2. The SSLV is a 34 m tall, 2 m diameter vehicle having a lift-off mass of 120 tonnes.
3. The rocket is configured with three solid propulsion stages and a velocity terminal module.
About The 1st flight of SSLV:
The first test flight of SSLV ended in partial failure on August 9 last year after the upper stage of the launch vehicle injected the satellite into a highly elliptical unstable orbit due to a shortfall in velocity. The investigation into the failure also revealed that there was a vibration disturbance for a short duration on the Equipment Bay (EB) deck during the second stage separation, according to ISRO.
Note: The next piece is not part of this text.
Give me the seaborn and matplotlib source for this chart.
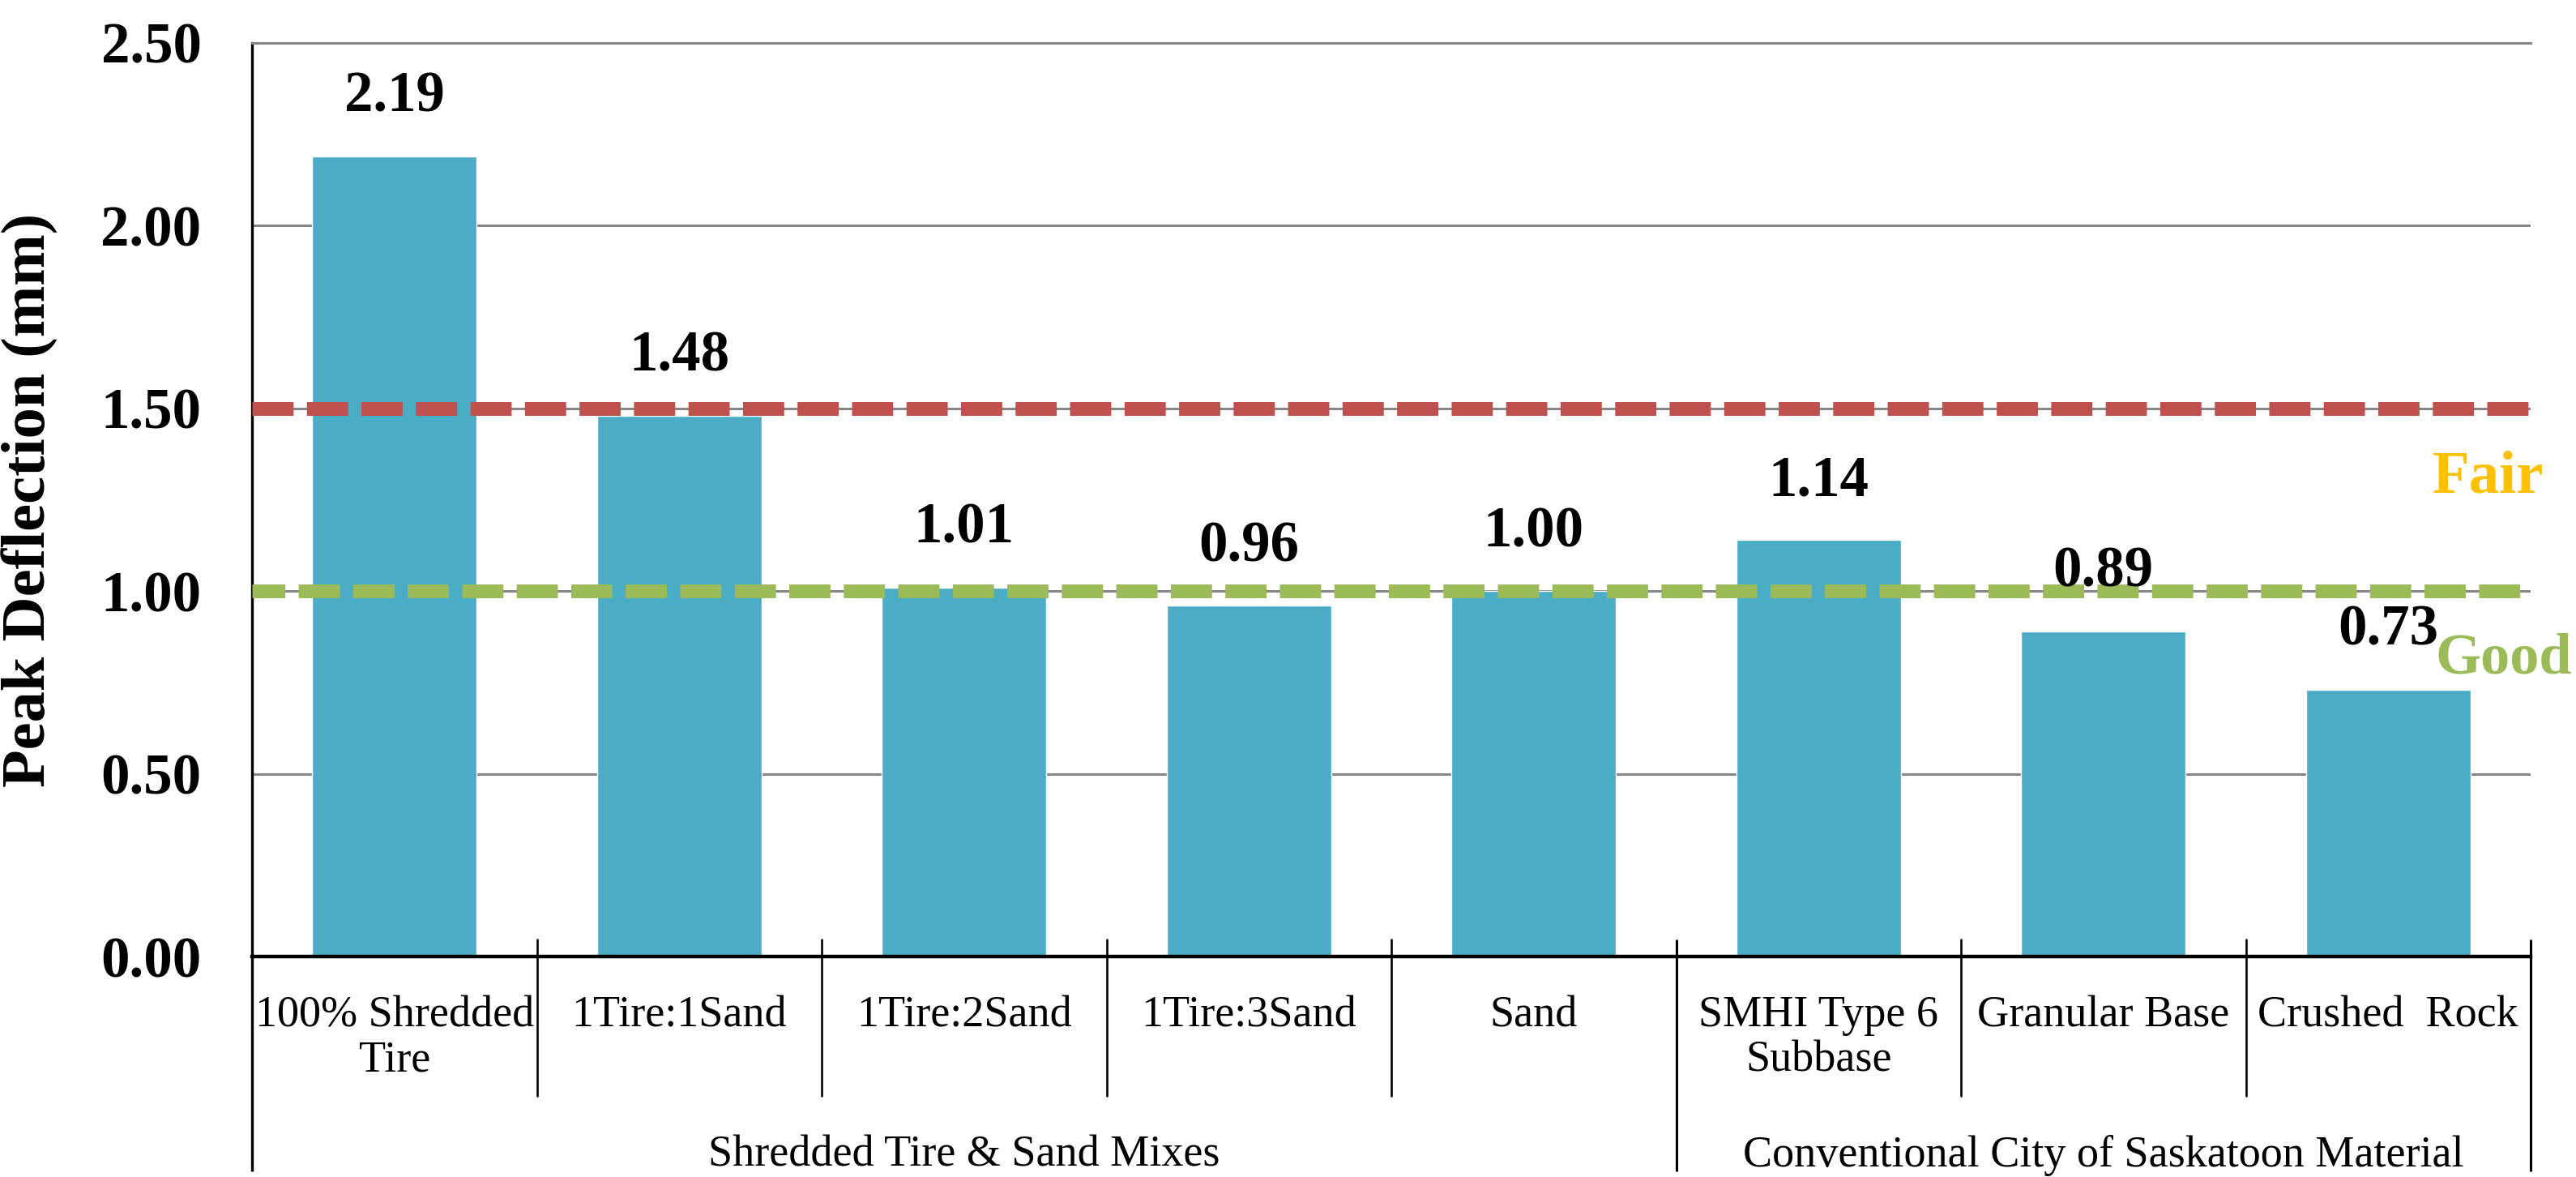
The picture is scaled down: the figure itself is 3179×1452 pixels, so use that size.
import matplotlib
matplotlib.use("Agg")
import matplotlib.pyplot as plt
import matplotlib.transforms as mtransforms
import seaborn as sns
import pandas as pd

# Peak deflection by base material
categories = ["100% Shredded\nTire", "1Tire:1Sand", "1Tire:2Sand", "1Tire:3Sand",
              "Sand", "SMHI Type 6\nSubbase", "Granular Base", "Crushed  Rock"]
deflection = [2.19, 1.48, 1.01, 0.96, 1.00, 1.14, 0.89, 0.73]
value_labels = ["2.19", "1.48", "1.01", "0.96", "1.00", "1.14", "0.89", "0.73"]

# Material groups (name, first category index, last category index)
group_names = ["Shredded Tire & Sand Mixes", "Conventional City of Saskatoon Material"]
group_spans = [(0, 4), (5, 7)]

# Deflection thresholds
fair_limit = 1.50
good_limit = 1.00

y_ticks = [0.0, 0.5, 1.0, 1.5, 2.0, 2.5]
y_tick_labels = ["0.00", "0.50", "1.00", "1.50", "2.00", "2.50"]

BAR = "#4BACC6"
RED = "#C0504D"
GREEN = "#9BBB59"
GOLD = "#FFC000"
GRID = "#868686"
SERIF = ["Liberation Serif", "DejaVu Serif"]

sns.set_theme(style="white")
plt.rcParams["font.family"] = SERIF
plt.rcParams["text.color"] = "black"
plt.rcParams["axes.labelcolor"] = "black"
plt.rcParams["xtick.color"] = "black"
plt.rcParams["ytick.color"] = "black"

W, H, DPI = 3179, 1452, 100
fig = plt.figure(figsize=(W / DPI, H / DPI), dpi=DPI)
left_px, right_px, top_px, zero_px = 311, 3123, 53, 1180
ax = fig.add_axes([left_px / W, 1 - zero_px / H, (right_px - left_px) / W,
                   (zero_px - top_px) / H])

df = pd.DataFrame({"material": categories, "deflection": deflection})
sns.barplot(data=df, x="material", y="deflection", color=BAR, saturation=1,
            width=0.578, ax=ax, zorder=2)

ax.set_xlim(-0.5, len(categories) - 0.5)
ax.set_ylim(0, 2.5)
ax.set_yticks(y_ticks)
ax.set_yticklabels(y_tick_labels, fontsize=51, fontweight="bold", family=SERIF,
                   color="black")
ax.tick_params(axis="y", length=0, pad=45)
ax.tick_params(axis="x", length=0, labelbottom=False)
ax.set_xlabel("")
ax.set_ylabel("Peak Deflection (mm)", fontsize=55, fontweight="bold", family=SERIF,
              color="black")
ax.yaxis.set_label_coords((72 - left_px) / (right_px - left_px), 0.5)

ax.set_axisbelow(True)
ax.yaxis.grid(True, color=GRID, linewidth=2.2)
ax.xaxis.grid(False)
ax.spines["right"].set_visible(False)
ax.spines["top"].set_color(GRID)
ax.spines["top"].set_linewidth(2.2)
ax.spines["left"].set_color("black")
ax.spines["left"].set_linewidth(2.4)
ax.spines["bottom"].set_color("black")
ax.spines["bottom"].set_linewidth(3.2)

# Threshold lines
ax.axhline(fair_limit, color=RED, linewidth=12.2, linestyle=(0, (3.0, 0.97)),
           solid_capstyle="butt", dash_capstyle="butt", zorder=3)
ax.axhline(good_limit, color=GREEN, linewidth=12.2, linestyle=(0.6, (3.0, 0.97)),
           solid_capstyle="butt", dash_capstyle="butt", zorder=3)

# Value labels above bars
for i, (v, lab) in enumerate(zip(deflection, value_labels)):
    ax.annotate(lab, xy=(i, v), xytext=(0, 39.6), textcoords="offset points",
                ha="center", va="baseline", fontsize=51, fontweight="bold",
                family=SERIF, color="black", zorder=5)

# Threshold names
ax.text(7.156, 1.269, "Fair", color=GOLD, fontsize=54, fontweight="bold",
        family=SERIF, ha="left", va="baseline", clip_on=False, zorder=5)
ax.text(7.165, 0.776, "Good", color=GREEN, fontsize=52, fontweight="bold",
        family=SERIF, ha="left", va="baseline", clip_on=False, zorder=5)

# Category axis with grouped labels
span = zero_px - top_px
def ay(px):
    return (zero_px - px) / span

trans = mtransforms.blended_transform_factory(ax.transData, ax.transAxes)
for b in [0.5, 1.5, 2.5, 3.5, 5.5, 6.5]:
    ax.plot([b, b], [ay(1159), ay(1352)], color="black", linewidth=1.9,
            transform=trans, clip_on=False, zorder=4)
for b in [-0.5, 4.5, 7.5]:
    top = ay(1159) if b > 0 else 0
    ax.plot([b, b], [top, ay(1445)], color="black", linewidth=2.2 if b > 0 else 2.4,
            transform=trans, clip_on=False, zorder=4, solid_capstyle="butt")

for i, cat in enumerate(categories):
    ax.text(i, ay(1228), cat, transform=trans, ha="center", va="top",
            fontsize=39, family=SERIF, color="black", linespacing=1.12,
            multialignment="center")

for name, (a, b) in zip(group_names, group_spans):
    ax.text((a + b) / 2, ay(1400), name, transform=trans, ha="center", va="top",
            fontsize=39, family=SERIF, color="black")

fig.savefig("out.png", dpi=DPI)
All the 3 Rockets of ISRO:
With the new rocket in its portfolio, ISRO will have three rockets — Polar Satellite Launch Vehicle (PSLV) and its variants (cost about Rs 200 crore), Geosynchronous Satellite Launch Vehicle (GSLV-MkII cost about Rs 272 crore and LVM3 Rs 434 crore) and SSLV (Development cost of three rockets about Rs 56 crore each) and production cost may go down later.
SSLV was designed for smaller satellites. These launch vehicles were designed to carry 500 kg of payload. The main objective was to reduce the burden of PSLV.